В том детском блаженстве был лишь один темный уголок. С младенчества меня мучили страшные сны. Это часто бывает с детьми, и все же странно, что в детстве, когда тебя лелеют и оберегают, может открыться окошечко в ад. Я различал два вида кошмаров — с призраками и с насекомыми. Особенно пугали насекомые, в те годы я предпочел бы повстречать привидение, чем паука. Даже сегодня этот страх кажется мне вполне естественным и оправданным. Оуэн Барфилд как–то сказал мне: «Насекомые так противны оттого, что у них весь механизм снаружи, словно у локомотива». Да, дело именно в механизме. Эти угловатые сочленения, дерганый шаг, скрипучий металлический скрежет похожи на оживающую машину или, хуже того, на жизнь, выродившуюся в механизм. К тому же муравейник и пчелиный рой воплощают те два состояния, которых больше всего страшится человечество — власть коллектива и власть женщин. Стоит отметить один случай, связанный с этой фобией. Много лет спустя, уже подростком, я прочел книгу Луббока «Пчелы, осы и муравьи» и на какое–то время всерьез, по–научному заинтересовался насекомыми. Другие занятия вскоре отвлекли меня, но за «энтомологический» период я практически избавился от своих страхов. Думаю, что подлинный, объективный интерес и должен приводить к такому катарсису.

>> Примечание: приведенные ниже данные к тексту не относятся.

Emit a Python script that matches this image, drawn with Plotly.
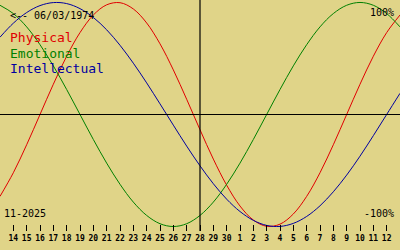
import pandas as pd
import plotly.graph_objects as go

# ---- data (one point per day) ----
dates = [d.strftime("%Y-%m-%d") for d in pd.date_range("2025-11-13", "2025-12-13", freq="D")]

physical = [-0.731, -0.520, -0.270, 0.000, 0.270, 0.520, 0.731, 0.888, 0.979, 0.998,
            0.942, 0.817, 0.631, 0.398, 0.136, -0.136, -0.398, -0.631, -0.817, -0.942,
            -0.998, -0.979, -0.888, -0.731, -0.520, -0.270, 0.000, 0.270, 0.520, 0.731,
            0.888]
emotional = [0.975, 0.901, 0.782, 0.623, 0.434, 0.223, 0.000, -0.223, -0.434, -0.623,
             -0.782, -0.901, -0.975, -1.000, -0.975, -0.901, -0.782, -0.623, -0.434, -0.223,
             0.000, 0.223, 0.434, 0.623, 0.782, 0.901, 0.975, 1.000, 0.975, 0.901,
             0.782]
intellectual = [0.690, 0.815, 0.910, 0.972, 0.999, 0.990, 0.945, 0.866, 0.756, 0.618,
                0.458, 0.282, 0.095, -0.095, -0.282, -0.458, -0.618, -0.756, -0.866, -0.945,
                -0.990, -0.999, -0.972, -0.910, -0.815, -0.690, -0.541, -0.372, -0.189, 0.000,
                0.189]

tick_dates = dates[1:-1]
tick_labels = [str(pd.Timestamp(d).day) for d in tick_dates]
today = "2025-11-28"
birth_label = "<-- 06/03/1974"
month_label = "11-2025"
series_names = ["Physical", "Emotional", "Intellectual"]

# ---- style ----
BG = "#E0D488"
COLORS = ["#E00000", "#008000", "#0000A0"]
W, H = 400, 250
MB = 19
PH = H - MB

def py(p):
    return 1 - p / PH

fig = go.Figure()
for name, vals, col in zip(series_names, [physical, emotional, intellectual], COLORS):
    fig.add_trace(go.Scatter(x=dates, y=vals, mode="lines", name=name,
                             line=dict(color=col, width=1, shape="spline", smoothing=1.0),
                             hoverinfo="skip"))

fig.add_shape(type="line", xref="paper", yref="y", x0=0, x1=1, y0=0, y1=0,
              line=dict(color="black", width=1.2))
fig.add_shape(type="line", xref="x", yref="paper", x0=today, x1=today, y0=0, y1=1,
              line=dict(color="black", width=1.2))

mono = "DejaVu Sans Mono"
ann = []
ann.append(dict(text=birth_label, x=9 / W, y=py(16), font=dict(family=mono, size=10, color="black"),
                xanchor="left", yanchor="middle"))
for i, (name, col) in enumerate(zip(series_names, COLORS)):
    ann.append(dict(text=name, x=9 / W, y=py(38 + 15 * i),
                    font=dict(family=mono, size=13, color=col),
                    xanchor="left", yanchor="middle"))
ann.append(dict(text="100%", x=395 / W, y=py(12), font=dict(family=mono, size=10, color="black"),
                xanchor="right", yanchor="middle"))
ann.append(dict(text="-100%", x=395 / W, y=py(213), font=dict(family=mono, size=10, color="black"),
                xanchor="right", yanchor="middle"))
ann.append(dict(text=month_label, x=3 / W, y=py(213), font=dict(family=mono, size=10, color="black"),
                xanchor="left", yanchor="middle"))
for a in ann:
    a.update(xref="paper", yref="paper", showarrow=False, borderpad=0)

fig.update_layout(
    width=W, height=H,
    margin=dict(l=0, r=0, t=0, b=MB),
    paper_bgcolor=BG, plot_bgcolor=BG,
    showlegend=False,
    annotations=ann,
    xaxis=dict(range=[dates[0], dates[-1]], tickmode="array", tickvals=tick_dates,
               ticktext=tick_labels, ticks="inside", ticklen=6, tickwidth=1,
               tickcolor="black", showgrid=False, zeroline=False, showline=False,
               ticklabelstandoff=1,
               tickfont=dict(family=mono, size=8, color="black", weight="bold")),
    yaxis=dict(range=[-1.040, 1.022], showticklabels=False, showgrid=False,
               zeroline=False, ticks="", showline=False),
)

fig.write_html("out.html")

Наверное, психологи не согласятся признать, что причиной кошмаров была отвратительная картинка в детской книжке, но так считали в те простодушные времена. Мальчик–с-пальчик забрался на поганку, а снизу ему грозил усатый жук, заметно превосходивший его ростом. Это страшно само по себе, но хуже другое: усы у жука были сделаны из полосочек картона, отделявшихся от страницы и поднимавшихся вертикально вверх. С помощью какого–то дьявольского устройства на обратной стороне картинки усы приводили в движение, они распахивались и защелкивались, точно ножницы — клип–клап–клип! Я и сейчас, когда пишу, вижу их перед собой. Не понимаю, как могла наша разумная мама допустить к нам такую гадость. А может, сама эта книга — порождение моего кошмара? Нет, кажется, она все–таки была.